Using this donation, Harvard said it would create a university-wide program on Islamic studies, recruit new faculty members in the field, provide more support for graduate students and convert rare Islamic textual sources into digital formats to make them widely available.

"For a university with global aspirations, it is critical that Harvard have a strong program on Islam that is worldwide and interdisciplinary in scope," said Steven E. Hyman, Harvard's provost, who will coordinate adopting the new program.

As for Georgetown, the university said it would use the gift, the second-largest it has ever received, to expand its Center for Muslim-Christian Understanding, which is part of its Edmund A. Walsh School of Foreign Service.

The university added that it would rename the center the H.R.H. Prince Al-Walid bin Talal Center for Muslim-Christian Understanding.

Center director John L. Esposito told the Washington Post that "a significant part of the money will be used to beef up the think tank part of what the center does."

Up to now, he said, the center has not had enough resources "to respond to the tremendous demand that is out there".

He added that this demand comes "from the government, church and religious groups, the media and corporations to address and answer issues like, 'What is the actual relationship between the West and the Muslim world? Is Islam compatible with modernization?

"Now we can run workshops and conferences [on these subjects] both here and overseas," he told the Post.

Uniting Cultures

"It is critical that Harvard have a strong program on Islam that is worldwide and interdisciplinary in scope," Hyman said.

In making the two gifts, the prince focused on the importance of uniting disparate cultures, the Times said.

Harvard's news release quoted him as saying that he hoped Harvard's Islamic studies program "will enable generations of students and scholars to gain a thorough understanding of Islam and its role both in the past and in today's world."

"Bridging the understanding between East and West is important for peace and tolerance," he said.

"We are determined to build a bridge between Islam and Christianity for tolerance that transcends cultural and geographical boundaries," the Georgetown release added.

US Studies

In a in a telephone interview from the Saudi capital of Riyadh, Talal told the Post that he also has donated $15 million to establish the Middle East's first two centres for American studies, at universities in Beirut and Cairo.

"As you know, since the 9/11 events, the image of Islam has been tarnished in the West," said Al-Walid, who is chairman of the Riyadh-based Kingdom Holding Co. and has extensive business holdings in Europe and the United States.

"There is nothing wrong with his expressing his opinion on American foreign policy," Esposito said.
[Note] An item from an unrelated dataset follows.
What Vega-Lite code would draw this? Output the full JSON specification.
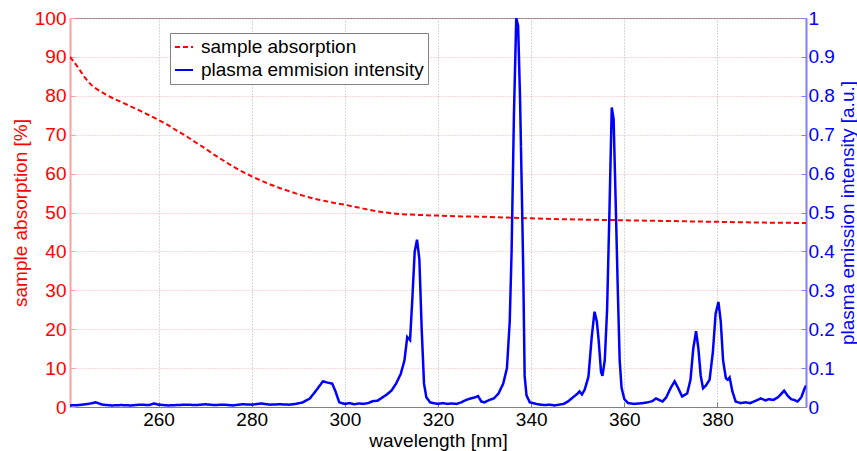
{
  "$schema": "https://vega.github.io/schema/vega-lite/v6.json",
  "autosize": "none",
  "width": 736,
  "height": 389,
  "padding": {"left": 70, "top": 18, "right": 51, "bottom": 44},
  "background": "white",
  "config": {
    "font": "Liberation Sans",
    "view": {"stroke": "#808080", "strokeWidth": 1},
    "axis": {"labelFontSize": 19, "titleFontSize": 19, "titleFontWeight": "normal", "labelFont": "Liberation Sans", "titleFont": "Liberation Sans"},
    "legend": {"labelFontSize": 19, "labelFont": "Liberation Sans", "labelLimit": 0}
  },
  "datasets": {
    "absorption": [
      {"wavelength": 241, "value": 90}, {"wavelength": 242, "value": 88.5}, {"wavelength": 243, "value": 86.8},
      {"wavelength": 244, "value": 85}, {"wavelength": 245, "value": 83.5}, {"wavelength": 246, "value": 82.3},
      {"wavelength": 248, "value": 80.8}, {"wavelength": 250, "value": 79.5}, {"wavelength": 252, "value": 78.4},
      {"wavelength": 254, "value": 77.3}, {"wavelength": 256, "value": 76.2}, {"wavelength": 258, "value": 75},
      {"wavelength": 260, "value": 73.8}, {"wavelength": 262, "value": 72.5}, {"wavelength": 264, "value": 71},
      {"wavelength": 266, "value": 69.6}, {"wavelength": 268, "value": 68}, {"wavelength": 270, "value": 66.5},
      {"wavelength": 272, "value": 64.8}, {"wavelength": 274, "value": 63.3}, {"wavelength": 276, "value": 61.8},
      {"wavelength": 278, "value": 60.5}, {"wavelength": 280, "value": 59.3}, {"wavelength": 282, "value": 58.2},
      {"wavelength": 284, "value": 57.2}, {"wavelength": 286, "value": 56.3}, {"wavelength": 288, "value": 55.5},
      {"wavelength": 290, "value": 54.7}, {"wavelength": 292, "value": 54}, {"wavelength": 294, "value": 53.4},
      {"wavelength": 296, "value": 52.9}, {"wavelength": 298, "value": 52.4}, {"wavelength": 300, "value": 52},
      {"wavelength": 302, "value": 51.5}, {"wavelength": 304, "value": 51}, {"wavelength": 306, "value": 50.5},
      {"wavelength": 308, "value": 50.1}, {"wavelength": 310, "value": 49.8}, {"wavelength": 312, "value": 49.6},
      {"wavelength": 315, "value": 49.4}, {"wavelength": 320, "value": 49.2}, {"wavelength": 325, "value": 49},
      {"wavelength": 330, "value": 48.9}, {"wavelength": 335, "value": 48.7}, {"wavelength": 340, "value": 48.5},
      {"wavelength": 345, "value": 48.3}, {"wavelength": 350, "value": 48.2}, {"wavelength": 355, "value": 48.1},
      {"wavelength": 360, "value": 48}, {"wavelength": 365, "value": 47.9}, {"wavelength": 370, "value": 47.8},
      {"wavelength": 375, "value": 47.7}, {"wavelength": 380, "value": 47.6}, {"wavelength": 385, "value": 47.5},
      {"wavelength": 390, "value": 47.4}, {"wavelength": 395, "value": 47.35}, {"wavelength": 399, "value": 47.3}
    ],
    "emission": [
      {"wavelength": 241, "value": 0.004}, {"wavelength": 243, "value": 0.005}, {"wavelength": 245, "value": 0.008},
      {"wavelength": 246.5, "value": 0.012}, {"wavelength": 248, "value": 0.006}, {"wavelength": 250, "value": 0.004},
      {"wavelength": 252, "value": 0.005}, {"wavelength": 254, "value": 0.004}, {"wavelength": 256, "value": 0.006},
      {"wavelength": 258, "value": 0.005}, {"wavelength": 259, "value": 0.009}, {"wavelength": 260, "value": 0.006},
      {"wavelength": 262, "value": 0.004}, {"wavelength": 264, "value": 0.005}, {"wavelength": 266, "value": 0.006},
      {"wavelength": 268, "value": 0.005}, {"wavelength": 270, "value": 0.007}, {"wavelength": 272, "value": 0.005},
      {"wavelength": 274, "value": 0.006}, {"wavelength": 276, "value": 0.004}, {"wavelength": 278, "value": 0.007},
      {"wavelength": 280, "value": 0.006}, {"wavelength": 282, "value": 0.009}, {"wavelength": 284, "value": 0.006},
      {"wavelength": 286, "value": 0.007}, {"wavelength": 288, "value": 0.006}, {"wavelength": 289.5, "value": 0.008},
      {"wavelength": 291, "value": 0.012}, {"wavelength": 292.5, "value": 0.022}, {"wavelength": 294, "value": 0.045},
      {"wavelength": 295.3, "value": 0.066}, {"wavelength": 296.5, "value": 0.062}, {"wavelength": 297.3, "value": 0.06},
      {"wavelength": 298, "value": 0.04}, {"wavelength": 298.8, "value": 0.012}, {"wavelength": 300, "value": 0.008},
      {"wavelength": 301, "value": 0.01}, {"wavelength": 302, "value": 0.007}, {"wavelength": 303, "value": 0.009},
      {"wavelength": 304, "value": 0.008}, {"wavelength": 305, "value": 0.01}, {"wavelength": 306, "value": 0.015},
      {"wavelength": 307, "value": 0.016}, {"wavelength": 308, "value": 0.024}, {"wavelength": 309, "value": 0.032},
      {"wavelength": 310, "value": 0.042}, {"wavelength": 311, "value": 0.06}, {"wavelength": 312, "value": 0.085},
      {"wavelength": 312.8, "value": 0.12}, {"wavelength": 313.4, "value": 0.18}, {"wavelength": 314, "value": 0.172},
      {"wavelength": 314.5, "value": 0.28}, {"wavelength": 315, "value": 0.4}, {"wavelength": 315.5, "value": 0.43},
      {"wavelength": 316, "value": 0.38}, {"wavelength": 316.5, "value": 0.2}, {"wavelength": 317, "value": 0.06},
      {"wavelength": 317.5, "value": 0.025}, {"wavelength": 318.3, "value": 0.012}, {"wavelength": 319, "value": 0.01},
      {"wavelength": 320, "value": 0.008}, {"wavelength": 321, "value": 0.01}, {"wavelength": 322, "value": 0.008},
      {"wavelength": 323, "value": 0.009}, {"wavelength": 324, "value": 0.008}, {"wavelength": 325, "value": 0.012},
      {"wavelength": 326, "value": 0.018}, {"wavelength": 327, "value": 0.022}, {"wavelength": 328, "value": 0.025},
      {"wavelength": 328.6, "value": 0.028}, {"wavelength": 329.3, "value": 0.014}, {"wavelength": 330, "value": 0.012},
      {"wavelength": 331, "value": 0.018}, {"wavelength": 332, "value": 0.022}, {"wavelength": 333, "value": 0.035},
      {"wavelength": 334, "value": 0.06}, {"wavelength": 334.8, "value": 0.1}, {"wavelength": 335.4, "value": 0.22},
      {"wavelength": 335.8, "value": 0.4}, {"wavelength": 336.3, "value": 0.75}, {"wavelength": 336.8, "value": 1.0},
      {"wavelength": 337.2, "value": 0.98}, {"wavelength": 337.6, "value": 0.8}, {"wavelength": 338, "value": 0.55},
      {"wavelength": 338.3, "value": 0.35}, {"wavelength": 338.6, "value": 0.08}, {"wavelength": 339, "value": 0.03},
      {"wavelength": 339.7, "value": 0.012}, {"wavelength": 341, "value": 0.008}, {"wavelength": 342, "value": 0.006},
      {"wavelength": 343, "value": 0.005}, {"wavelength": 344, "value": 0.006}, {"wavelength": 345, "value": 0.004},
      {"wavelength": 346, "value": 0.006}, {"wavelength": 347, "value": 0.008}, {"wavelength": 348, "value": 0.015},
      {"wavelength": 349, "value": 0.025}, {"wavelength": 350, "value": 0.035}, {"wavelength": 350.4, "value": 0.04},
      {"wavelength": 350.9, "value": 0.032}, {"wavelength": 351.5, "value": 0.045}, {"wavelength": 352.3, "value": 0.078},
      {"wavelength": 353, "value": 0.18}, {"wavelength": 353.6, "value": 0.245}, {"wavelength": 354.1, "value": 0.22},
      {"wavelength": 354.5, "value": 0.17}, {"wavelength": 355, "value": 0.09}, {"wavelength": 355.3, "value": 0.08},
      {"wavelength": 355.8, "value": 0.12}, {"wavelength": 356.3, "value": 0.25}, {"wavelength": 356.8, "value": 0.5},
      {"wavelength": 357.3, "value": 0.77}, {"wavelength": 357.7, "value": 0.74}, {"wavelength": 358.2, "value": 0.5},
      {"wavelength": 358.6, "value": 0.3}, {"wavelength": 359, "value": 0.12}, {"wavelength": 359.4, "value": 0.05},
      {"wavelength": 360, "value": 0.02}, {"wavelength": 360.8, "value": 0.01}, {"wavelength": 362, "value": 0.008},
      {"wavelength": 363, "value": 0.009}, {"wavelength": 364, "value": 0.01}, {"wavelength": 365, "value": 0.012},
      {"wavelength": 366, "value": 0.015}, {"wavelength": 366.8, "value": 0.022}, {"wavelength": 367.5, "value": 0.018},
      {"wavelength": 368.2, "value": 0.014}, {"wavelength": 369, "value": 0.025}, {"wavelength": 370, "value": 0.05},
      {"wavelength": 370.8, "value": 0.066}, {"wavelength": 371.5, "value": 0.05}, {"wavelength": 372.4, "value": 0.027},
      {"wavelength": 373.5, "value": 0.035}, {"wavelength": 374.2, "value": 0.07}, {"wavelength": 374.8, "value": 0.15},
      {"wavelength": 375.4, "value": 0.195}, {"wavelength": 375.9, "value": 0.15}, {"wavelength": 376.4, "value": 0.08},
      {"wavelength": 376.9, "value": 0.048}, {"wavelength": 377.5, "value": 0.055}, {"wavelength": 378.3, "value": 0.07},
      {"wavelength": 379, "value": 0.14}, {"wavelength": 379.6, "value": 0.24}, {"wavelength": 380.2, "value": 0.27},
      {"wavelength": 380.7, "value": 0.22}, {"wavelength": 381.2, "value": 0.12}, {"wavelength": 381.8, "value": 0.074},
      {"wavelength": 382.2, "value": 0.07}, {"wavelength": 382.6, "value": 0.076}, {"wavelength": 383.2, "value": 0.04},
      {"wavelength": 383.9, "value": 0.014}, {"wavelength": 385, "value": 0.01}, {"wavelength": 386, "value": 0.012},
      {"wavelength": 387, "value": 0.01}, {"wavelength": 388, "value": 0.015}, {"wavelength": 389.3, "value": 0.022},
      {"wavelength": 390.3, "value": 0.017}, {"wavelength": 391, "value": 0.02}, {"wavelength": 392, "value": 0.018},
      {"wavelength": 393, "value": 0.025}, {"wavelength": 394.3, "value": 0.042}, {"wavelength": 395, "value": 0.03},
      {"wavelength": 395.8, "value": 0.02}, {"wavelength": 396.5, "value": 0.018}, {"wavelength": 397.2, "value": 0.014},
      {"wavelength": 398, "value": 0.025}, {"wavelength": 398.6, "value": 0.045}, {"wavelength": 399, "value": 0.055}
    ]
  },
  "layer": [
    {
      "data": {"name": "absorption"},
      "transform": [{"calculate": "'sample absorption'", "as": "series"}],
      "mark": {"type": "line", "strokeWidth": 2, "clip": true},
      "encoding": {
        "x": {
          "field": "wavelength", "type": "quantitative",
          "scale": {"domain": [241, 399], "nice": false, "zero": false},
          "axis": {
            "title": "wavelength [nm]", "values": [260, 280, 300, 320, 340, 360, 380],
            "grid": true, "gridColor": "#b0b0b0", "gridDash": [1, 2], "gridWidth": 1,
            "domainColor": "#808080", "tickColor": "#808080", "tickSize": -5, "labelPadding": 8,
            "labelColor": "#000000", "titleColor": "#000000", "titlePadding": 2
          }
        },
        "y": {
          "field": "value", "type": "quantitative",
          "scale": {"domain": [0, 100], "nice": false},
          "axis": {
            "title": "sample absorption [%]", "values": [0, 10, 20, 30, 40, 50, 60, 70, 80, 90, 100],
            "grid": true, "gridColor": "#ffaaaa", "gridDash": [1, 2], "gridWidth": 1,
            "domainColor": "#ffa0a0", "domainWidth": 2, "tickColor": "#ffa0a0", "tickSize": -5, "labelPadding": 9,
            "labelColor": "#ff0000", "titleColor": "#ff0000", "titlePadding": 4
          }
        },
        "color": {
          "field": "series", "type": "nominal",
          "scale": {"domain": ["sample absorption", "plasma emmision intensity"], "range": ["#ff0000", "#0000ff"]},
          "legend": {
            "title": null, "orient": "none", "legendX": 100, "legendY": 15,
            "fillColor": "#ffffff", "strokeColor": "#808080", "padding": 4,
            "symbolType": "stroke", "symbolSize": 324, "symbolStrokeWidth": 2,
            "labelOffset": 7, "rowPadding": 3, "labelColor": "#000000", "labelFontSize": 19, "labelLimit": 0
          }
        },
        "strokeDash": {
          "field": "series", "type": "nominal",
          "scale": {"domain": ["sample absorption", "plasma emmision intensity"], "range": [[5, 3], [1, 0]]},
          "legend": {
            "title": null, "orient": "none", "legendX": 100, "legendY": 15,
            "fillColor": "#ffffff", "strokeColor": "#808080", "padding": 4,
            "symbolType": "stroke", "symbolSize": 324, "symbolStrokeWidth": 2,
            "labelOffset": 7, "rowPadding": 3, "labelColor": "#000000", "labelFontSize": 19, "labelLimit": 0
          }
        }
      }
    },
    {
      "data": {"name": "emission"},
      "transform": [{"calculate": "'plasma emmision intensity'", "as": "series"}],
      "mark": {"type": "line", "strokeWidth": 2.5, "clip": true},
      "encoding": {
        "x": {"field": "wavelength", "type": "quantitative"},
        "y": {
          "field": "value", "type": "quantitative",
          "scale": {"domain": [0, 1], "nice": false},
          "axis": {
            "orient": "right", "title": "plasma emission intensity [a.u.]", "titleAngle": 270,
            "values": [0, 0.1, 0.2, 0.3, 0.4, 0.5, 0.6, 0.7, 0.8, 0.9, 1], "format": "~g",
            "grid": false, "domainColor": "#8080ff", "domainWidth": 2, "tickColor": "#8080ff", "tickSize": -5, "labelPadding": 7,
            "labelColor": "#0000ff", "titleColor": "#0000ff", "titlePadding": 23
          }
        },
        "color": {"field": "series", "type": "nominal"},
        "strokeDash": {"field": "series", "type": "nominal"}
      }
    }
  ],
  "resolve": {"scale": {"y": "independent"}}
}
He said his gifts to Georgetown and Harvard will be used "to teach about the Islamic world to the United States," and the new programs at American University in Beirut and American University in Cairo will "teach the Arab world about the American situation."

Prince Walid is one of the richest individuals in the world, with a fortune estimated at $20 billion (16.6 billion euros).

He was recently ranked by Forbes Magazine as the fifth wealthiest individual in the world, and is a confirmed philanthropist who gives away about $100 million (83 million euros) each year.

Born in Riyadh in March 1955 of a Lebanese mother, Prince Walid was educated in an American business school before beginning to construct his worldwide financial empire of banks, luxury hotels, and media properties, much of it concentrated in the United States.

Al-Walid, a grandson of the Saudi kingdom's founder, King Abdel Aziz, gave $10 million to the Twin Towers Fund shortly after the terrorist attacks of September 2001.

But then-New York Mayor Rudolph W. Giuliani rejected the donation after the prince said in a news release that the United States needed to "re-examine its policies in the Middle East and adopt a more balanced stance towards the Palestinian cause."